La vie de Dostoïevski, publique et privée, ne fut pas moins tourmentée que son époque. Les fractures ne manquèrent pas, avec, en premier lieu les années 1849-1855, où le jeune homme épris d’idées radicales fut condamné à la peine capitale pour participation à un complot politique puis, devant le peloton d’exécution, vit sa peine commuée en déportation dans un bagne sibérien. Une dégringolade sociale qui fut le point de départ d’une ascension spirituelle vertigineuse : Dostoïevski en sortira transfiguré. Mais qui contribua aussi à accentuer son instabilité psychique.

Au centre de la vision mouvante de l’écrivain se dresse tel un rocher son pays, la Russie. Elle est décrite tantôt comme « un pays en bois, misérable et dangereux » (dans Les Démons, 1871), tantôt comme le berceau d’un peuple élu, qui « porte en son âme ce penchant à l’universelle résonance et à l’universelle consolation » (dans le Journal d’un écrivain, 1876). Entre les deux se trouve le massif fantasmagorique des écrits, à travers lequel Joseph Frank nous guide d’un pas à la fois sûr et mesuré. Elena Balzamo

« Dostoïevski. Un écrivain dans son temps » (Dostoevsky. A Writer in His Time), de Joseph Frank, avec Mary Petrusewicz, traduit de l’anglais (Etats-Unis) par Jean-Pierre Ricard, Les Syrtes, 984 pages, 33 € (en librairie le 21 février).

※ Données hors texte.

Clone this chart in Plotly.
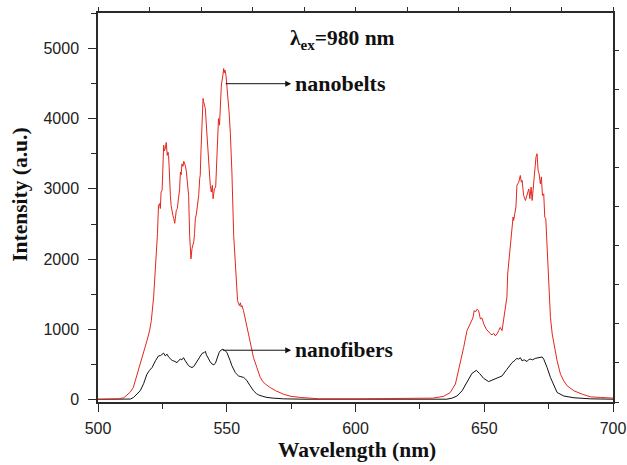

RÉCIT. « Le Tour de l’oie », d’Erri De Luca

Cent soixante pages pour une existence si riche, engagée, exposée : voici une autobiographie miniature – autant dire un timbre-poste –, mais ciselée, élégante, tout en retenue, sobre et modeste, à l’image de son auteur. C’est sous forme de dialogue qu’elle lui est venue, Erri de Luca s’entretenant avec un absent, un fils imaginaire, peut-être l’avatar d’une conscience qui tour à tour lui répond, objecte, réfute, doute. Et qui finira d’ailleurs par se fondre en lui.

Comme souvent chez Erri de Luca, l’art de la formule domine. Ses parents : « Maman était réelle, quotidienne, [mon père] sporadique, prestidigitateur de sa présence. » L’écriture : « Une activité avec laquelle je me tiens compagnie de la meilleure façon. » La guerre : « L’humanité contre elle-même, par anéantissement. La volonté de rester en petit nombre, pour la satisfaction des survivants. » L’écrivain : « Un multiplicateur de ce qu’il reçoit. » Naples : une ville où « on est aussi impitoyable avec les défauts qu’on est clément avec les vices ».

C’est simple, limpide, profond, poétique et plein d’oxygène. Même les non-inconditionnels d’Erri de Luca devraient essayer. Ils pourraient cette fois être touchés. Florence Noiville

« Le Tour de l’oie « (Il giro dell’oca), d’Erri De Luca, traduit de l’italien par Danièle Valin, Gallimard, « Du monde entier », 164 pages, 16 €.

ROMAN. « Antonia, Journal, 1965-1966 », de Gabriella Zalapi

Premier roman de Gabriella Zalapi, Antonia se présente comme le journal, tenu entre 1965 et 1966, d’une femme de 29 ans, appartenant à la haute société palermitaine, et descendant d’une famille cosmopolite qui lui fit passer sa jeunesse entre l’Angleterre, les Bahamas, l’Autriche, la Suisse et l’Italie.

Epouse malheureuse, mère maladroite, elle hérite des cartons d’archives de Nonna, sa grand-mère paternelle, parmi lesquels elle puise la dizaine de photos qu’elle insère dans ses écrits. Au côté des autres souvenirs de Nonna, elles participent au retour sur sa propre histoire qu’effectue Antonia au fil de son journal, reliant les scènes et les éléments de son passé entre eux jusqu’à dissiper la brume de sa mémoire, donner une « forme » à son histoire, et trouver la voie de son émancipation.

La splendeur hypnotisante et statique de ces photos ouvre des interrogations jamais appuyées sur ce que disent ou cachent les images et les souvenirs, en même temps qu’elle semble répondre au talent de l’auteure à créer ces autres images que sont les métaphores. Ce court roman, où les photos agrandissent l’espace de la fiction ouvert par l’écriture, constitue une très belle entrée en littérature. Raphaëlle Leyris

« Antonia. Journal 1965-1966 », de Gabriella Zalapi, Zoé, 112 pages, 12,50 €.